Especially after "Rang De Basanti", we do want to see a point to our mainstream entertainment.
On that level, "Aksar" often comes to a dead end, and that has nothing to do with Emran Hashmi, surely the most freakish 'star' ever devised for the potboiler machinery, ending up stone-cold murdered on the floor of the British mansion - pronounced 'mention' by the film's churlish heroine.
"Aksar" or shall we say, quite often, Mahadevan's British ambience seems to suggest more intrigue and suspense visually than it eventually delivers creatively.
The characters in this 'lust' triangle are so bereft of any native charm and integrity that you wonder why we have to bear them in the first place.
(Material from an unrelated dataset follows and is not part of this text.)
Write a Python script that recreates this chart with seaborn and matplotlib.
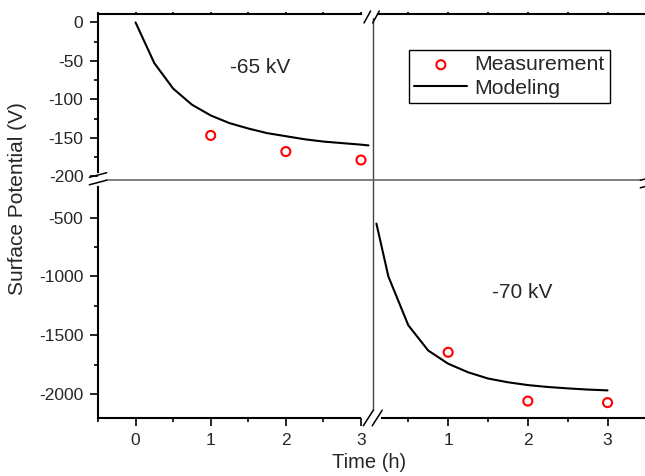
import matplotlib
matplotlib.use("Agg")
import matplotlib.pyplot as plt
import seaborn as sns
import pandas as pd
from matplotlib.lines import Line2D
from matplotlib.ticker import MultipleLocator, FixedLocator

# ---------------- data ----------------
model65_t = [0, 0.25, 0.5, 0.75, 1.0, 1.25, 1.5, 1.75, 2.0, 2.25, 2.5, 2.75, 3.0, 3.1]
model65_v = [0, -53, -86, -107, -121, -131, -138, -144, -148, -152, -155, -157, -159, -160]
meas65_t = [1, 2, 3]
meas65_v = [-147, -168, -179]

model70_t = [0.1, 0.25, 0.5, 0.75, 1.0, 1.25, 1.5, 1.75, 2.0, 2.25, 2.5, 2.75, 3.0]
model70_v = [-550, -1000, -1415, -1630, -1742, -1815, -1868, -1900, -1924, -1940, -1952, -1962, -1969]
meas70_t = [1, 2, 3]
meas70_v = [-1645, -2060, -2073]

left_xticks = [0, 1, 2, 3]
right_xticks = [1, 2, 3]
top_yticks = [0, -50, -100, -150, -200]
bottom_yticks = [-500, -1000, -1500, -2000]

# ---------------- style ----------------
sns.set_style("ticks")
plt.rcParams['font.family'] = ['Liberation Sans', 'DejaVu Sans']
plt.rcParams['axes.unicode_minus'] = False

W, H = 645, 476
fig = plt.figure(figsize=(W / 100, H / 100), dpi=100)


def fx(x):
    return x / W


def fy(y):
    return 1 - y / H


xl, xm = 98, 373
yt, ym, yb = 14, 180, 418

ax_tl = fig.add_axes([fx(xl), fy(ym), fx(xm) - fx(xl), fy(yt) - fy(ym)])
ax_bl = fig.add_axes([fx(xl), fy(yb), fx(xm) - fx(xl), fy(ym) - fy(yb)])
ax_tr = fig.add_axes([fx(xm), fy(ym), 1 - fx(xm), fy(yt) - fy(ym)])
ax_br = fig.add_axes([fx(xm), fy(yb), 1 - fx(xm), fy(ym) - fy(yb)])

df65m = pd.DataFrame({'t': model65_t, 'v': model65_v})
df65s = pd.DataFrame({'t': meas65_t, 'v': meas65_v})
df70m = pd.DataFrame({'t': model70_t, 'v': model70_v})
df70s = pd.DataFrame({'t': meas70_t, 'v': meas70_v})

for ax, dm, ds in [(ax_tl, df65m, df65s), (ax_br, df70m, df70s)]:
    sns.lineplot(data=dm, x='t', y='v', ax=ax, color='black', linewidth=1.5,
                 sort=False, label='Modeling')
    sns.scatterplot(data=ds, x='t', y='v', ax=ax, marker='o', s=42,
                    color='red', facecolors='none', edgecolors='red',
                    linewidths=1.5, label='Measurement', zorder=5)

handles, labels = ax_tl.get_legend_handles_labels()
hmap = dict(zip(labels, handles))
for ax in (ax_tl, ax_br):
    if ax.get_legend() is not None:
        ax.get_legend().remove()

XL = (-0.5, 3.16)
XR = (0.057, 3.47)
YT = (-205, 11)
YB = (-2204, -179)

ax_tl.set_xlim(*XL); ax_tl.set_ylim(*YT)
ax_bl.set_xlim(*XL); ax_bl.set_ylim(*YB)
ax_tr.set_xlim(*XR); ax_tr.set_ylim(*YT)
ax_br.set_xlim(*XR); ax_br.set_ylim(*YB)

for ax in (ax_tl, ax_bl, ax_tr, ax_br):
    ax.set_xlabel('')
    ax.set_ylabel('')
    ax.patch.set_alpha(0)
    for s in ax.spines.values():
        s.set_visible(False)
        s.set_linewidth(1.5)
        s.set_color('black')
    ax.tick_params(which='both', color='black', width=1.2, labelsize=12.5,
                   pad=4.5)

# top-left
ax_tl.spines['top'].set_visible(True)
ax_tl.spines['left'].set_visible(True)
ax_tl.spines['left'].set_bounds(-194, 11)
ax_tl.spines['top'].set_bounds(-0.5, 3.0)
ax_tl.yaxis.set_major_locator(FixedLocator(top_yticks))
ax_tl.yaxis.set_minor_locator(FixedLocator([-25, -75, -125, -175]))
ax_tl.xaxis.set_major_locator(MultipleLocator(1))
ax_tl.xaxis.set_minor_locator(MultipleLocator(0.5))
ax_tl.tick_params(axis='y', which='major', direction='out', length=6, left=True, right=False)
ax_tl.tick_params(axis='y', which='minor', direction='out', length=3, left=True, right=False)
ax_tl.tick_params(axis='x', which='both', direction='out', length=1.8, top=True,
                  bottom=False, labeltop=False, labelbottom=False)

# bottom-left
ax_bl.spines['left'].set_visible(True)
ax_bl.spines['bottom'].set_visible(True)
ax_bl.spines['left'].set_bounds(-2204, -239)
ax_bl.spines['bottom'].set_bounds(-0.5, 2.99)
ax_bl.yaxis.set_major_locator(FixedLocator(bottom_yticks))
ax_bl.yaxis.set_minor_locator(FixedLocator([-750, -1250, -1750]))
ax_bl.xaxis.set_major_locator(FixedLocator(left_xticks))
ax_bl.xaxis.set_minor_locator(FixedLocator([-0.5, 0.5, 1.5, 2.5]))
ax_bl.tick_params(axis='y', which='major', direction='out', length=6, left=True)
ax_bl.tick_params(axis='y', which='minor', direction='out', length=3, left=True)
ax_bl.tick_params(axis='x', which='major', direction='out', length=6, bottom=True)
ax_bl.tick_params(axis='x', which='minor', direction='out', length=3, bottom=True)

# top-right
ax_tr.spines['top'].set_visible(True)
ax_tr.spines['top'].set_bounds(0.12, 3.47)
ax_tr.xaxis.set_major_locator(MultipleLocator(1))
ax_tr.xaxis.set_minor_locator(MultipleLocator(0.5))
ax_tr.tick_params(axis='x', which='both', direction='out', length=1.8, top=True,
                  bottom=False, labeltop=False, labelbottom=False)
ax_tr.tick_params(axis='y', which='both', left=False, right=False,
                  labelleft=False, labelright=False)

# bottom-right
ax_br.spines['bottom'].set_visible(True)
ax_br.spines['bottom'].set_bounds(0.17, 3.47)
ax_br.xaxis.set_major_locator(FixedLocator(right_xticks))
ax_br.xaxis.set_minor_locator(FixedLocator([0.5, 1.5, 2.5]))
ax_br.tick_params(axis='x', which='major', direction='out', length=6, bottom=True)
ax_br.tick_params(axis='x', which='minor', direction='out', length=3, bottom=True)
ax_br.tick_params(axis='y', which='both', left=False, right=False,
                  labelleft=False, labelright=False)

# inner separating lines
fig.add_artist(Line2D([fx(xm), fx(xm)], [fy(18), fy(410)], transform=fig.transFigure,
                      color='#444444', lw=1.0))
fig.add_artist(Line2D([fx(106), fx(640)], [fy(ym), fy(ym)], transform=fig.transFigure,
                      color='#6a6a6a', lw=1.2))


# break marks
def slash(cx, cy, dx, dy):
    fig.add_artist(Line2D([fx(cx - dx), fx(cx + dx)], [fy(cy + dy), fy(cy - dy)],
                          transform=fig.transFigure, color='black', lw=1.1,
                          clip_on=False))


for cx in (367.3, 376.0):
    slash(cx, 17, 3.3, 6)
for cx in (368.3, 377.2):
    slash(cx, 418, 5, 7.8)
for cy in (175, 182.5):
    slash(98, cy, 8.7, 2.3)
    slash(649, cy + 3, 8.7, 2.3)

# annotations
fig.text(fx(260), fy(67.5), '-65 kV', ha='center', va='center', fontsize=15)
fig.text(fx(522), fy(293), '-70 kV', ha='center', va='center', fontsize=15)

fig.text(fx(18), fy(199), 'Surface Potential (V)', rotation=90, ha='center',
         va='center', fontsize=15)
fig.text(fx(369), fy(463), 'Time (h)', ha='center', va='center', fontsize=14.5)

leg = fig.legend(handles=[hmap['Measurement'], hmap['Modeling']],
                 labels=['Measurement', 'Modeling'],
                 loc='upper left', bbox_to_anchor=(fx(409), fy(50)),
                 bbox_transform=fig.transFigure, frameon=True, fancybox=False,
                 shadow=False, framealpha=1, edgecolor='black', fontsize=15.3,
                 handlelength=2.5, handletextpad=0.3, borderpad=0.25,
                 labelspacing=0.2, borderaxespad=0, scatterpoints=1)
leg.get_frame().set_linewidth(1.0)

fig.savefig('out.png', dpi=100)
The leading lady, Sheena (Udita Goswami), screams, rants and fornicates under the same roof as her suave and cool tycoon husband Rajvir (Dino Morea).
Unlike other recent adulteresses on-screen like Mallika Sherawat in "Murder" or Kareena Kapoor in "Bewafaa", you hate Udita's hysterical hoax wife act, and probably because she looks and behaves like a cross-dressing strip-dancer from Bangkok.
Emran's bullish Casanova act is even more irksome. He thrives on hard-selling his bratty persona to the audience and by kissing his way through a celluloid passion play.
The saving grace is Dino. Suave, restrained and blessedly free of the hammy mode, Dino brings an urbane cool to this film about ebony postures in dark chambers.
Whispers and moans in the dark are all very well. But the purposeless preening of the cast that's captured in flattering silhouettes conveys nothing about their supposedly turbulent inner-world.
By the time the whodunit is resolved, you are beyond caring. These spoilt rich people deserve the chic hell that's created for them.